Three Tips to reduce the time to Induct New Starters (Part 1)
Posted on Sun, Sep 04, 2011
In many companies, time is precious. And finding the time to train is problematic.
After all, how do you communicate all the relevant issues to staff when time is limited?
When I go to see companies who are taking 30 minutes or more to induct on fairly standard issues, I know I'm able to reduce their induction training time by around 50-67%. That's because they are all inducting the old-fashioned way.
Usually, they show me pages and pages of text printed out in PowerPoint. I know if I flick through it, I'll be lucky to find more than three pictures. And then there is the writing style, it's always very formal and quite frankly, difficult for anyone to understand. Usually, they have workers that haven't finished school., so I know that their training will not be engaging workers as well as it could be.
To reduce training time, you need to re-think how you put your training materials together. Reducing training duration does not have to mean reducing training quality. Here is the first tip to both improve your inductions and reduce the training time. As there is lots to say about each tip, they will appear in a series over the next two weeks. Tip number one is:
1. Create training materials that are visually based. According to John Medina, the author of Brain Rules, reading is inefficient as we have to identify certain features in letters to be able to read them. Our brains interpret every letter as a picture. Reading lots of words creates a bottleneck, which actually chokes your brain. Instead, use visuals to represent each new learning message. Get the visuals to do the talking, rather than lots of text.
Researchers have found that ideas are that are best remembered are displayed as pictures or paired with words, rather than just a single word.
Called the Picture Superiority Effect (PSE), people will only remember 10% of what you say 72 hours later. However, if you add a picture it goes up to 35% and if you add both a picture and word together it increases to a very high 65%.

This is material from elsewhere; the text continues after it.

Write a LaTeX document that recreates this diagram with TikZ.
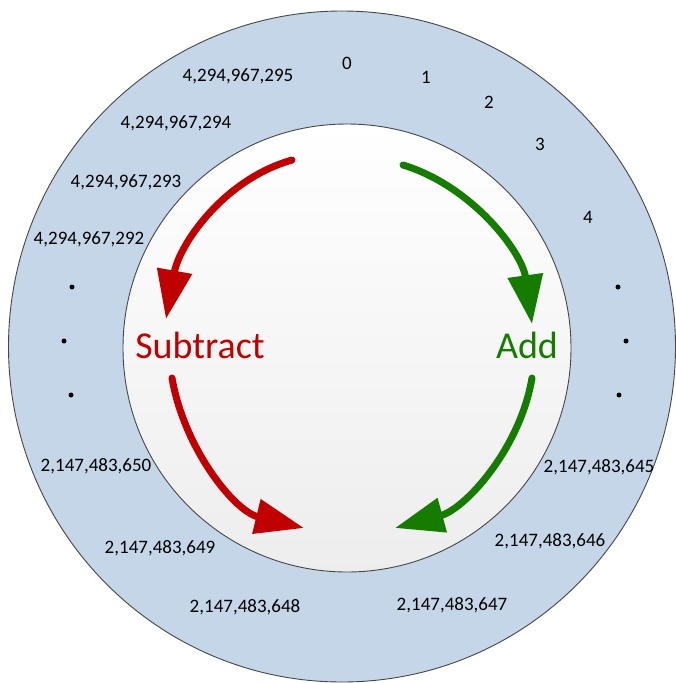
\documentclass[tikz,border=0pt]{standalone}
\usepackage{fontspec}
\setmainfont{Carlito}
\usetikzlibrary{arrows.meta}
\definecolor{ringblue}{RGB}{196,214,232}
\definecolor{subred}{RGB}{192,0,0}
\definecolor{addgreen}{RGB}{22,124,0}
\definecolor{edgegray}{RGB}{70,70,70}
\tikzset{
  num/.style={font=\fontsize{19}{21}\selectfont, text=black, inner sep=0pt},
  big/.style={font=\fontsize{38}{40}\selectfont, inner sep=0pt},
  dotmark/.style={fill=black, circle, inner sep=0pt, minimum size=5pt},
  bigarrow/.style={line width=7pt, line cap=round, -{Triangle[length=49pt,width=34pt]}},
}
\begin{document}
\begin{tikzpicture}[x=1pt,y=-1pt]
\useasboundingbox (0,0) rectangle (676,683);
\fill[ringblue] (342,346.5) ellipse [x radius=333.5, y radius=335.5];
\draw[edgegray, line width=0.9pt] (342,346.5) ellipse [x radius=333.5, y radius=335.5];
\shade[top color=white, bottom color=black!7] (347,348) circle [radius=224];
\draw[edgegray, line width=0.9pt] (347,348) circle [radius=224];

% number labels
\node[num] (n0) at (347,63) {0};
\node[num] (n1) at (426,77) {1};
\node[num] (n2) at (489,102) {2};
\node[num] (n3) at (540,144) {3};
\node[num] (n4) at (588,217) {4};
\node[num] (m1) at (238,76) {4,294,967,295};
\node[num] (m2) at (176,123) {4,294,967,294};
\node[num] (m3) at (126,182) {4,294,967,293};
\node[num] (m4) at (89,239) {4,294,967,292};
\node[num] (h0) at (96,466) {2,147,483,650};
\node[num] (h1) at (160,548) {2,147,483,649};
\node[num] (h2) at (245,607) {2,147,483,648};
\node[num] (h3) at (452,605) {2,147,483,647};
\node[num] (h4) at (550,541) {2,147,483,646};
\node[num] (h5) at (599,467) {2,147,483,645};

% dots
\node[dotmark] (dl1) at (72,287) {};
\node[dotmark] (dl2) at (64,341) {};
\node[dotmark] (dl3) at (71,395) {};
\node[dotmark] (dr1) at (618,287) {};
\node[dotmark] (dr2) at (626,341) {};
\node[dotmark] (dr3) at (619,395) {};

% main labels
\node[big, text=subred] (sub) at (200,345) {Subtract};
\node[big, text=addgreen] (add) at (527,345) {Add};

% arrow end points
\coordinate (rs1) at (292,160);
\coordinate (rt1) at (166,319);
\coordinate (rs2) at (172,378);
\coordinate (rt2) at (304,528);
\coordinate (gs1) at (403,165);
\coordinate (gt1) at (532,324);
\coordinate (gs2) at (532,378);
\coordinate (gt2) at (395,528);

\draw[bigarrow, subred] (rs1) .. controls (222,180) and (179,246) .. (rt1);
\draw[bigarrow, subred] (rs2) .. controls (184,448) and (234,511) .. (rt2);
\draw[bigarrow, addgreen] (gs1) .. controls (472,186) and (522,252) .. (gt1);
\draw[bigarrow, addgreen] (gs2) .. controls (520,449) and (465,509) .. (gt2);
\end{tikzpicture}
\end{document}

According to the Creating Passionate Users blog, a pile of evidence supports that people learn more deeply from words with pictures than from words alone (Mayer, 1989b, Mayer and Gallini, 1990; Mayer, Bove, and others, 1996.), and overall, several studies combined have shown a median percentage gain of 89% effectiveness.
However, the trick to using pictures and text effectively is to put the text as close to the item in the picture you are talking about. This brings us to another big complicated term. It's called the Spatial Contiguity Principle (SCP). This has found that students learn better when corresponding words and pictures are presented near rather than far from each other on the page or screen.
The text needs to be integrated with the picture for maximum effect.
In five different tests, one group was exposed to text placed below the illustration, while the second group was exposed to text placed near the illustration. Although both groups saw identical text and graphics (with the only difference being placement of the text), in all five studies the second group performed better on subsequent tests. When a reader has to keep switching between the graphic and its description, they have to work harder... on the wrong things. There’s only so much mental bandwidth in a reader’s brain, with most of the bandwidth required for making sense of the actual topic, not for making sense of the way the topic is presented.
This means that you would place the title for meerkat like this:

Vision is possibly the best tool we have for learning anything. In the words of John Medina, "Vision trumps all other senses". To our cortex, there is no such thing as words.
So by including more visuals in you induction training you reduce training duration but also improve memory recall.